Supervisor Elham AbolFateh
Editor in Chief Mohamed Wadie

UN Chief Nominates New UN Envoy to Libya


Fri 15 Jan 2021 | 12:23 AM
H-Tayea

On Thursday, UN Secretary-General Antonio Guterres announced that he had nominated Slovakian diplomat Jan Kubis as his envoy in Libya, according to a letter to the U.N. Security Council.

According to the letter, in case of the approval of the 15-member council on Friday evening, Kubis will succeed Ghassan Salame, who quit the role in March last year due to stress. Salame’s deputy Stephanie Williams has been acting Libya envoy.

Kubis, a former Slovakian foreign minister, is currently the U.N. special coordinator for Lebanon. He has also served as the U.N. special envoy in Afghanistan and Iraq.

The planned appointment of Kubis comes after the Security Council approved in December a plan by Guterres’ to name Bulgarian diplomat Nickolay Mladenov to the Libya role. But a week later Mladenov said he could not take up the position due to “personal and family reasons.”

This position has remained vacant since March 2020, when the previous envoy Ghassan Salame announced his resignation for health reasons. Members of the Security Council were unable to reach an agreement on a candidate to assume this position.

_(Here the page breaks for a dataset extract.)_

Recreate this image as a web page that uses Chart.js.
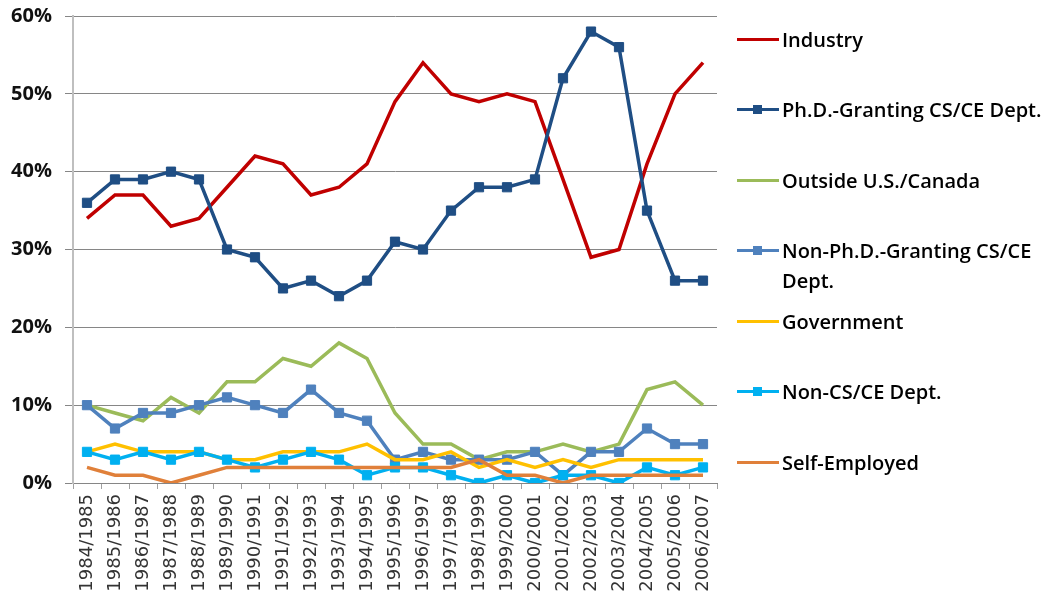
<!DOCTYPE html>
<html>
<head>
<meta charset="utf-8">
<script src="https://cdn.jsdelivr.net/npm/chart.js@4.4.1/dist/chart.umd.min.js"></script>
<style>
  html, body { margin: 0; padding: 0; background: #fff; }
  #wrap { position: relative; width: 1053px; height: 596px; overflow: hidden; }
  #c { position: absolute; left: 0; top: 0; }
  .leg { position: absolute; left: 737px; width: 316px; height: 30px; }
  .leg .ln { position: absolute; left: 0; top: 13px; width: 42px; height: 3px; }
  .leg .mk { position: absolute; left: 16px; top: 10px; width: 9px; height: 9px; }
  .leg .tx { position: absolute; left: 45px; top: 0; width: 271px; font-family: "Open Sans", sans-serif;
             font-weight: 600; font-size: 20px; line-height: 30px; color: #000; white-space: normal; }
</style>
</head>
<body>
<div id="wrap">
  <canvas id="c" width="1053" height="596"></canvas>
</div>
<script>
const categories = ["1984/1985","1985/1986","1986/1987","1987/1988","1988/1989","1989/1990","1990/1991",
  "1991/1992","1992/1993","1993/1994","1994/1995","1995/1996","1996/1997","1997/1998","1998/1999",
  "1999/2000","2000/2001","2001/2002","2002/2003","2003/2004","2004/2005","2005/2006","2006/2007"];

const industry   = [34,37,37,33,34,38,42,41,37,38,41,49,54,50,49,50,49,39,29,30,41,50,54];
const phdDept    = [36,39,39,40,39,30,29,25,26,24,26,31,30,35,38,38,39,52,58,56,35,26,26];
const outside    = [10,9,8,11,9,13,13,16,15,18,16,9,5,5,3,4,4,5,4,5,12,13,10];
const nonPhdDept = [10,7,9,9,10,11,10,9,12,9,8,3,4,3,3,3,4,1,4,4,7,5,5];
const government = [4,5,4,4,4,3,3,4,4,4,5,3,3,4,2,3,2,3,2,3,3,3,3];
const nonCsDept  = [4,3,4,3,4,3,2,3,4,3,1,2,2,1,0,1,0,1,1,0,2,1,2];
const selfEmp    = [2,1,1,0,1,2,2,2,2,2,2,2,2,2,3,1,1,0,1,1,1,1,1];

const seriesNames = ["Industry","Ph.D.-Granting CS/CE Dept.","Outside U.S./Canada",
  "Non-Ph.D.-Granting CS/CE Dept.","Government","Non-CS/CE Dept.","Self-Employed"];
const yTicks = [0,10,20,30,40,50,60];

const seriesValues = [industry, phdDept, outside, nonPhdDept, government, nonCsDept, selfEmp];
const colors = ["#C00000","#1F4E84","#9BBB59","#4F81BD","#FFC000","#00B0F0","#E0803A"];
const hasMarker = [false,true,false,true,false,true,false];

const datasets = seriesNames.map((name, i) => ({
  label: name,
  data: seriesValues[i],
  borderColor: colors[i],
  backgroundColor: colors[i],
  borderWidth: 3.5,
  tension: 0,
  pointStyle: 'rect',
  pointRadius: hasMarker[i] ? 6.5 : 0,
  pointHoverRadius: hasMarker[i] ? 6.5 : 0,
  pointBorderWidth: 1,
  pointBorderColor: colors[i],
  pointBackgroundColor: colors[i],
  order: seriesNames.length - i
}));

new Chart(document.getElementById('c'), {
  type: 'line',
  data: { labels: categories, datasets },
  options: {
    responsive: false,
    animation: false,
    events: [],
    layout: { padding: { left: 0, right: 336, top: 15, bottom: 0 } },
    plugins: { legend: { display: false }, tooltip: { enabled: false } },
    scales: {
      x: {
        offset: true,
        grid: { offset: true, drawOnChartArea: false, drawTicks: true, tickLength: 6, color: '#A0A0A0' },
        border: { color: '#868686', width: 1 },
        ticks: {
          autoSkip: false, minRotation: 90, maxRotation: 90, padding: 5,
          font: { family: 'DejaVu Sans', size: 18 }, color: '#333333'
        },
        afterFit: s => { s.height = 113; }
      },
      y: {
        min: 0, max: 60,
        afterBuildTicks: s => { s.ticks = yTicks.map(v => ({ value: v })); },
        grid: { color: '#868686', lineWidth: 1, tickLength: 8 },
        border: { color: '#BFBFBF', width: 2 },
        ticks: {
          padding: 13,
          font: { family: 'Open Sans', size: 20, weight: 'bold', lineHeight: 0.3 }, color: '#111111',
          callback: v => v + '%'
        },
        afterFit: s => { s.width = 73; }
      }
    }
  }
});

// HTML legend
const wrap = document.getElementById('wrap');
seriesNames.forEach((name, i) => {
  const d = document.createElement('div');
  d.className = 'leg';
  d.style.top = (39 + i * 70.5 - 14.5) + 'px';
  const ln = document.createElement('div');
  ln.className = 'ln';
  ln.style.background = colors[i];
  d.appendChild(ln);
  if (hasMarker[i]) {
    const mk = document.createElement('div');
    mk.className = 'mk';
    mk.style.background = colors[i];
    d.appendChild(mk);
  }
  const tx = document.createElement('div');
  tx.className = 'tx';
  tx.textContent = name;
  d.appendChild(tx);
  wrap.appendChild(d);
});
</script>
</body>
</html>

Libya descended into chaos after the NATO-backed overthrow of leader Muammar Gaddafi in 2011. In October, the two major sides in the country’s war - the internationally recognized Government of National Accord (GNA) and Khalifa Haftar’s eastern-based Libyan National Army (LNA) - agreed a ceasefire.

Haftar is supported by the United Arab Emirates, Egypt and Russia, while the government is backed by Turkey.